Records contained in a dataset
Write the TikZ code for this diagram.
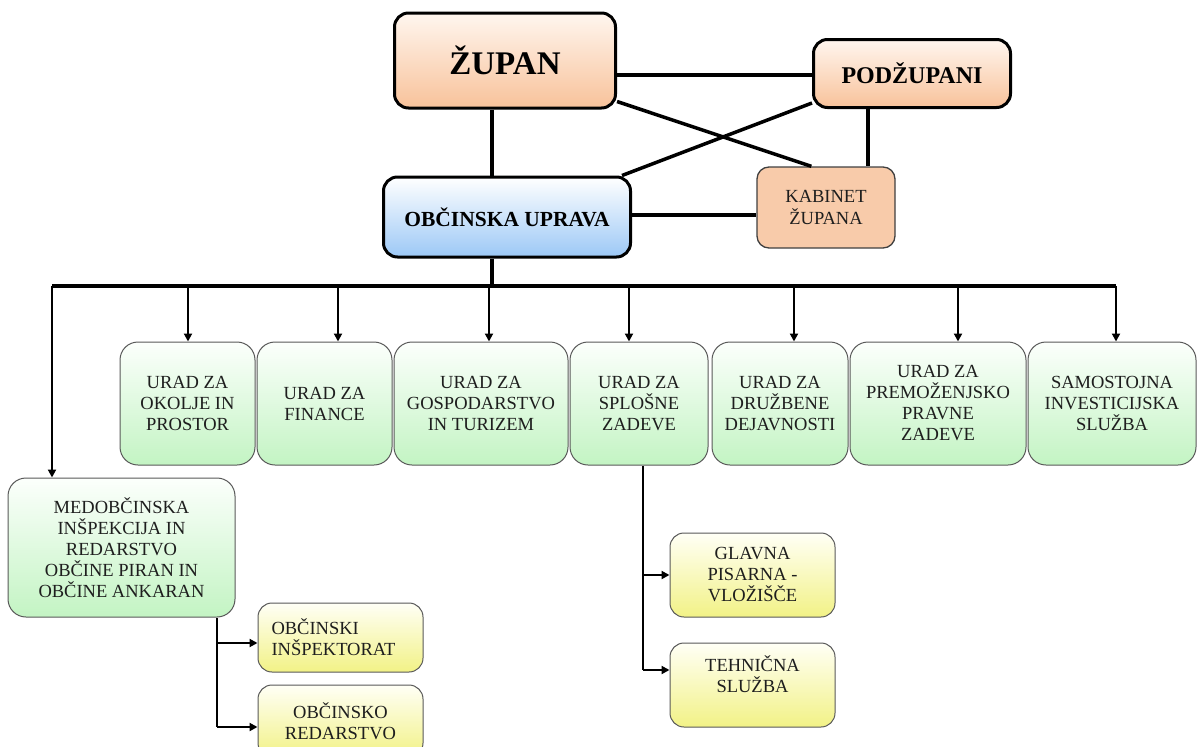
\documentclass[tikz,border=0pt]{standalone}
\usepackage{fontspec}
\setmainfont{Liberation Serif}
\usetikzlibrary{arrows.meta,calc}
\definecolor{orgT}{HTML}{FFF6EF}
\definecolor{orgB}{HTML}{F8C29A}
\definecolor{kab}{HTML}{F8CBAA}
\definecolor{bluB}{HTML}{9CC8F6}
\definecolor{grnT}{HTML}{FCFFFC}
\definecolor{grnB}{HTML}{C3F4C3}
\definecolor{yelT}{HTML}{FFFFF6}
\definecolor{yelB}{HTML}{F2F286}
\definecolor{txt}{HTML}{1E1E1E}
\begin{document}
\begin{tikzpicture}[x=1pt,y=-1pt,
  topbox/.style={draw=black, line width=3pt, rounded corners=14pt, align=center, inner sep=0pt},
  lowbox/.style={draw=black!65, line width=1pt, rounded corners=18pt, align=center, inner sep=0pt,
     top color=grnT, bottom color=grnB, text=txt, font=\fontsize{18.5}{21}\selectfont},
  subbox/.style={draw=black!65, line width=1pt, rounded corners=14pt, align=center, inner sep=0pt,
     top color=yelT, bottom color=yelB, text=txt, font=\fontsize{18.5}{21}\selectfont},
  thick line/.style={line width=3.5pt},
  arr/.style={line width=2pt, -{Triangle[width=8pt,length=8pt]}},
  conn/.style={line width=2pt}
]
\useasboundingbox (0,0) rectangle (1197,747);

% top level
\node[topbox, top color=orgT, bottom color=orgB, minimum width=221pt, minimum height=95pt,
  font=\bfseries\fontsize{33}{38}\selectfont] (zu) at (505,60.5) {ŽUPAN};
\node[topbox, top color=orgT, bottom color=orgB, minimum width=197pt, minimum height=68pt,
  font=\bfseries\fontsize{24}{28}\selectfont] (pod) at (912,73.5) {PODŽUPANI};
\node[topbox, top color=white, bottom color=bluB, minimum width=247pt, minimum height=80pt,
  font=\bfseries\fontsize{21.5}{24}\selectfont] (ou) at (507,217) {OBČINSKA UPRAVA};
\node[draw=black!75, line width=1.3pt, rounded corners=12pt, fill=kab, align=center, inner sep=0pt,
  minimum width=138pt, minimum height=81pt, text=txt, font=\fontsize{18.5}{22}\selectfont]
  (kab) at (826,207.5) {KABINET\\ŽUPANA};

\draw[thick line] (pod.west |- 0,75) -- (zu.east |- 0,75);
\draw[thick line] (zu.south -| 492,0) -- (ou.north -| 492,0);
\draw[thick line] (pod.south -| 868,0) -- (kab.north -| 868,0);
\draw[thick line] (ou.east |- 0,215) -- (kab.west |- 0,215);
\draw[thick line] (zu.south east) ++(0,-8) coordinate (c1) -- ($(kab.north west)+(55,0)$);
\draw[thick line] (pod.south west) ++(0,-6) coordinate (c2) -- ($(ou.north east)+(-10,0)$);

% level 2 boxes
\node[lowbox, minimum width=135pt, minimum height=123pt] (b1) at (187.5,403.5) {URAD ZA\\OKOLJE IN\\PROSTOR};
\node[lowbox, minimum width=135pt, minimum height=123pt] (b2) at (324.5,403.5) {URAD ZA\\FINANCE};
\node[lowbox, minimum width=174pt, minimum height=123pt] (b3) at (481,403.5) {URAD ZA\\GOSPODARSTVO\\IN TURIZEM};
\node[lowbox, minimum width=138pt, minimum height=123pt] (b4) at (639,403.5) {URAD ZA\\SPLOŠNE\\ZADEVE};
\node[lowbox, minimum width=136pt, minimum height=123pt] (b5) at (780,403.5) {URAD ZA\\DRUŽBENE\\DEJAVNOSTI};
\node[lowbox, minimum width=176pt, minimum height=123pt] (b6) at (938,403.5) {URAD ZA\\PREMOŽENJSKO\\PRAVNE\\ZADEVE};
\node[lowbox, minimum width=168pt, minimum height=123pt] (b7) at (1112,403.5) {SAMOSTOJNA\\INVESTICIJSKA\\SLUŽBA};
\node[lowbox, minimum width=227pt, minimum height=139pt] (med) at (121.5,547.5)
  {MEDOBČINSKA\\INŠPEKCIJA IN\\REDARSTVO\\OBČINE PIRAN IN\\OBČINE ANKARAN};

% sub boxes
\node[subbox, minimum width=165pt, minimum height=69pt, align=left, text width=138pt] (oi) at (340.5,637.5) {OBČINSKI\\INŠPEKTORAT};
\node[subbox, minimum width=165pt, minimum height=72pt] (or) at (340.5,721) {OBČINSKO\\REDARSTVO};
\node[subbox, minimum width=165pt, minimum height=84pt] (gp) at (752.5,575) {GLAVNA\\PISARNA -\\VLOŽIŠČE};
\node[subbox, minimum width=165pt, minimum height=84pt] (ts) at (752.5,685) {TEHNIČNA\\SLUŽBA\\~};

% bus
\coordinate (bus) at (492,286);
\coordinate (busL) at (52,286);
\coordinate (busR) at (1116,286);
\draw[thick line] (ou.south -| bus) -- (bus);
\draw[thick line] (busL) -- (busR);
\foreach \x/\b in {188/b1,338/b2,489/b3,629/b4,794/b5,958/b6,1116/b7}{
  \draw[arr] (\x,286) -- (\b.north -| \x,0);
}
\draw[arr] (busL) -- (med.north -| busL);

% sub connectors
\coordinate (mx) at (217,0);
\draw[conn] (med.south -| mx) -- (mx |- 0,727);
\draw[arr] (mx |- 0,643) -- (oi.west |- 0,643);
\draw[arr] (mx |- 0,727) -- (or.west |- 0,727);
\coordinate (sx) at (643,0);
\draw[conn] (b4.south -| sx) -- (sx |- 0,670);
\draw[arr] (sx |- 0,575) -- (gp.west |- 0,575);
\draw[arr] (sx |- 0,670) -- (ts.west |- 0,670);
\end{tikzpicture}
\end{document}
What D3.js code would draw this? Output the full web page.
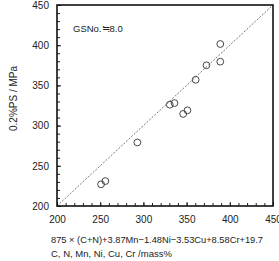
<!DOCTYPE html>
<html><head><meta charset="utf-8">
<script src="https://cdn.jsdelivr.net/npm/d3@7"></script>
<style>body{margin:0;background:#fff}svg{display:block}text{font-family:"Liberation Sans","Noto Sans CJK JP",sans-serif;fill:#222}</style>
</head><body>
<svg id="c" width="279" height="261"></svg>
<script>
const calcX = [389, 389, 373, 360.5, 330.5, 336, 351, 346, 293, 251, 256];
const measY = [401.5, 379.5, 375, 357, 326, 328, 319, 314.5, 279, 227, 231];
const tickVals = [200, 250, 300, 350, 400, 450];
const minorVals = d3.range(200, 451, 10);
const note = "GSNo.≒8.0";
const yLabel = "0.2%PS  / MPa";
const xLabel1 = "875 × (C+N)+3.87Mn−1.48Ni−3.53Cu+8.58Cr+19.7";
const xLabel2 = "C, N, Mn, Ni, Cu, Cr  /mass%";

const svg = d3.select("#c");
const L = 57, R = 273, T = 5, B = 206;
const x = d3.scaleLinear().domain([200, 450]).range([L, R]);
const y = d3.scaleLinear().domain([200, 450]).range([B, T]);

const gx = svg.append("g").attr("transform", `translate(0,${B})`)
  .call(d3.axisBottom(x).tickValues(minorVals).tickSize(-3).tickFormat(""));
const gy = svg.append("g").attr("transform", `translate(${L},0)`)
  .call(d3.axisLeft(y).tickValues(minorVals).tickSize(-3).tickFormat(""));
[gx, gy].forEach(g => { g.select(".domain").remove(); g.selectAll("line").attr("stroke", "#222"); });

const ax = svg.append("g").attr("transform", `translate(0,${B})`)
  .call(d3.axisBottom(x).tickValues(tickVals).tickSize(-4).tickPadding(10));
const ay = svg.append("g").attr("transform", `translate(${L},0)`)
  .call(d3.axisLeft(y).tickValues(tickVals).tickSize(-4).tickPadding(8));
[ax, ay].forEach(g => {
  g.select(".domain").remove();
  g.selectAll("line").attr("stroke", "#222");
  g.selectAll("text").style("font-size", "10px").attr("fill", "#222")
    .style("font-family", '"Liberation Sans",sans-serif');
});

svg.append("line")
  .attr("x1", x(200)).attr("y1", y(200)).attr("x2", x(450)).attr("y2", y(450))
  .attr("stroke", "#555").attr("stroke-width", 0.8).attr("stroke-dasharray", "2,1.5");

svg.append("rect").attr("x", L).attr("y", T).attr("width", R - L).attr("height", B - T)
  .attr("fill", "none").attr("stroke", "#111").attr("stroke-width", 1.6);

svg.append("g").selectAll("circle").data(calcX).join("circle")
  .attr("cx", d => x(d)).attr("cy", (d, i) => y(measY[i])).attr("r", 3.4)
  .attr("fill", "none").attr("stroke", "#333").attr("stroke-width", 0.9);

svg.append("text").attr("x", 73).attr("y", 32).style("font-size", "9.5px").text(note);

svg.append("text").attr("transform", `translate(17,${(T + B) / 2 - 7}) rotate(-90)`)
  .attr("text-anchor", "middle").style("font-size", "10px").text(yLabel);

svg.append("text").attr("x", 51).attr("y", 243).style("font-size", "9.5px")
  .attr("textLength", 212).attr("lengthAdjust", "spacingAndGlyphs").text(xLabel1);
svg.append("text").attr("x", 51).attr("y", 257).style("font-size", "9.5px").text(xLabel2);
</script>
</body></html>
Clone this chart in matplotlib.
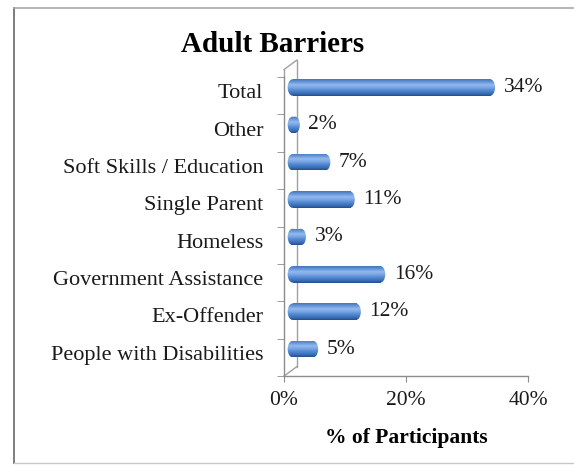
import numpy as np
import matplotlib
matplotlib.use("Agg")
import matplotlib.pyplot as plt
from matplotlib.patches import Rectangle, Ellipse
from matplotlib.lines import Line2D
from matplotlib.colors import LinearSegmentedColormap

# data, bottom to top
categories = ["People with Disabilities", "Ex-Offender", "Government Assistance",
              "Homeless", "Single Parent", "Soft Skills / Education", "Other", "Total"]
percent = [5, 12, 16, 3, 11, 7, 2, 34]
x_ticks = [0, 20, 40]
x_tick_labels = ["0%", "20%", "40%"]

plt.rcParams['font.family'] = ['Liberation Serif', 'DejaVu Serif']

fig = plt.figure(figsize=(5.74, 4.68), dpi=100)
W, H = 574, 468
ax = fig.add_axes([284 / W, 1 - 376 / H, (528 - 284) / W, (376 - 77) / H])
ax.set_facecolor('none')

# outer chart frame (left side darker, no right side)
ft = fig.transFigure
fig.lines.append(Line2D([14 / W, 14 / W], [1 - 463 / H, 1 - 8 / H], transform=ft,
                        color='#7d7d7d', lw=1.4))
fig.lines.append(Line2D([14 / W, 573 / W], [1 - 8 / H, 1 - 8 / H], transform=ft,
                        color='#a8a8a8', lw=1.2))
fig.lines.append(Line2D([14 / W, 573 / W], [1 - 463 / H, 1 - 463 / H], transform=ft,
                        color='#c8c8c8', lw=1.0))

# cylinder shading, bottom -> top
cyl = LinearSegmentedColormap.from_list(
    'cyl', ['#25508f', '#3d72ba', '#5189d2', '#7aa6e4', '#93b9ee', '#6696da', '#4475b8'])
grad = np.linspace(0, 1, 64).reshape(-1, 1)

dx, dy = 0.6, 0.22     # depth shift of bars vs. front axis
bh = 0.44
cap = 1.6

for i, v in enumerate(percent):
    yc = i + dy
    y0 = yc - bh / 2
    x0 = dx + cap / 2
    x1 = dx + v - cap / 2 if v > cap else x0
    pieces = [Rectangle((x0, y0), max(x1 - x0, 0), bh),
              Ellipse((x0, yc), cap, bh),
              Ellipse((x1, yc), cap, bh)]
    for p in pieces:
        p.set_transform(ax.transData)
        im = ax.imshow(grad, extent=[0, v + 2 * cap, y0, y0 + bh], origin='lower',
                       cmap=cyl, aspect='auto', interpolation='bilinear', zorder=3)
        im.set_clip_path(p)
    ax.text(x1 + cap / 2 + 1.4, yc, f"{v}%", va='center', ha='left',
            fontsize=15.5, color='#1a1a1a', zorder=4)

ax.set_xlim(0, 40)
ax.set_ylim(-0.5, 7.5)

# 3D wall lines
wx, wy = 2.1, 0.25
wall = dict(color='#a0a0a0', lw=1.0, clip_on=False, zorder=1)
ax.plot([0, wx], [7.5 + 0.2, 7.5 + 0.2 + wy], **wall)
ax.plot([wx, wx], [-0.5 + wy, 7.5 + 0.2 + wy], **wall)
ax.plot([0, wx], [-0.5, -0.5 + wy], **wall)
ax.plot([0, 0], [7.5, 7.7], **wall)

for s in ['top', 'right']:
    ax.spines[s].set_visible(False)
for s in ['left', 'bottom']:
    ax.spines[s].set_color('#8c8c8c')
    ax.spines[s].set_linewidth(1.0)

ax.set_yticks(np.arange(len(categories)) + 0.12)
ax.set_yticklabels(categories, fontsize=16, color='#1a1a1a')
ax.set_yticks(np.arange(-0.5, len(categories)), minor=True)
ax.tick_params(axis='y', which='major', length=0, pad=15)
ax.tick_params(axis='y', which='minor', length=5, color='#8c8c8c', direction='out')

ax.set_xticks(x_ticks)
ax.set_xticklabels(x_tick_labels, fontsize=15.5, color='#1a1a1a')
ax.tick_params(axis='x', length=4, color='#8c8c8c', direction='out', pad=7)

ax.set_xlabel("% of Participants", fontsize=15.5, fontweight='bold', labelpad=13)
fig.text(273 / W, 1 - 45 / H, "Adult Barriers", fontsize=21, fontweight='bold',
         ha='center', va='center')

fig.savefig("out.png", dpi=100)
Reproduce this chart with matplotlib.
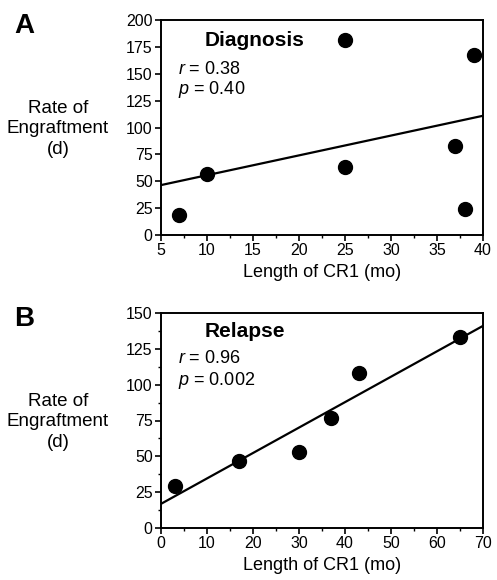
import numpy as np
import matplotlib
matplotlib.use("Agg")
import matplotlib.pyplot as plt
from matplotlib.ticker import MultipleLocator

plt.rcParams['font.family'] = ['Liberation Sans', 'DejaVu Sans']
plt.rcParams['mathtext.fontset'] = 'custom'
plt.rcParams['mathtext.it'] = 'Liberation Sans:italic'
plt.rcParams['mathtext.rm'] = 'Liberation Sans'

# Panel A: Diagnosis
diag_x = [7, 10, 25, 25, 37, 38, 39]
diag_y = [19, 57, 181, 63, 83, 24, 167]
diag_r = "0.38"
diag_p = "0.40"

# Panel B: Relapse
rel_x = [3, 17, 30, 37, 43, 65]
rel_y = [29, 47, 53, 77, 108, 133]
rel_r = "0.96"
rel_p = "0.002"

W, H = 497, 580
fig = plt.figure(figsize=(W / 100, H / 100), dpi=100)

def add_ax(left, top, right, bottom):
    return fig.add_axes([left / W, 1 - bottom / H, (right - left) / W, (bottom - top) / H])

axA = add_ax(161, 20, 483, 235)
axB = add_ax(161, 313, 483, 528)

def style(ax, xlim, xmaj, xmin, ylim, ymaj, ymin):
    ax.set_xlim(*xlim)
    ax.set_ylim(*ylim)
    ax.xaxis.set_major_locator(MultipleLocator(xmaj))
    ax.xaxis.set_minor_locator(MultipleLocator(xmin))
    ax.yaxis.set_major_locator(MultipleLocator(ymaj))
    if ymin:
        ax.yaxis.set_minor_locator(MultipleLocator(ymin))
    for s in ax.spines.values():
        s.set_linewidth(1.4)
    ax.tick_params(which='major', direction='out', length=4, width=1.2, labelsize=11.5, pad=2)
    ax.tick_params(which='minor', direction='out', length=2.5, width=1.0)
    ax.set_xlabel("Length of CR1 (mo)", fontsize=13, labelpad=4)

def panel(ax, x, y, title, r, p, letter, ylabel_y, letter_y, ys):
    x = np.array(x, float); y = np.array(y, float)
    ax.scatter(x, y, s=100, color='black', zorder=3, clip_on=False)
    m, b = np.polyfit(x, y, 1)
    xl = np.array(ax.get_xlim())
    ax.plot(xl, m * xl + b, color='black', lw=1.6)
    ax.text(0.137, ys[0], title, transform=ax.transAxes, fontsize=15, fontweight='bold', va='baseline')
    ax.text(0.053, ys[1], r"$r$ = " + r, transform=ax.transAxes, fontsize=13, va='baseline')
    ax.text(0.053, ys[2], r"$p$ = " + p, transform=ax.transAxes, fontsize=13, va='baseline')
    fig.text(58 / W, 1 - ylabel_y / H, "Rate of\nEngraftment\n(d)", ha='center', va='center',
             fontsize=13.5, linespacing=1.3)
    fig.text(14 / W, 1 - letter_y / H, letter, fontsize=20, fontweight='bold', va='center', ha='left')

style(axA, (5, 40), 5, 2.5, (0, 200), 25, None)
style(axB, (0, 70), 10, 5, (0, 150), 25, 12.5)

panel(axA, diag_x, diag_y, "Diagnosis", diag_r, diag_p, "A", 129, 26, (0.879, 0.749, 0.654))
panel(axB, rel_x, rel_y, "Relapse", rel_r, rel_p, "B", 422, 319, (0.890, 0.766, 0.665))

fig.savefig("out.png", dpi=100)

GOAL OF THE EXERCISE =>
Copy, exactly as they stand, the lines from the one that holds "Clone this chart in matplotlib." to the one that holds "ax.set_facecolor('none')", both included, and drop every picture.

EXPECTED OUTPUT =>
Clone this chart in matplotlib.
import numpy as np
import matplotlib
matplotlib.use("Agg")
import matplotlib.pyplot as plt
from matplotlib.patches import Rectangle, Ellipse
from matplotlib.lines import Line2D
from matplotlib.colors import LinearSegmentedColormap

# data, bottom to top
categories = ["People with Disabilities", "Ex-Offender", "Government Assistance",
              "Homeless", "Single Parent", "Soft Skills / Education", "Other", "Total"]
percent = [5, 12, 16, 3, 11, 7, 2, 34]
x_ticks = [0, 20, 40]
x_tick_labels = ["0%", "20%", "40%"]

plt.rcParams['font.family'] = ['Liberation Serif', 'DejaVu Serif']

fig = plt.figure(figsize=(5.74, 4.68), dpi=100)
W, H = 574, 468
ax = fig.add_axes([284 / W, 1 - 376 / H, (528 - 284) / W, (376 - 77) / H])
ax.set_facecolor('none')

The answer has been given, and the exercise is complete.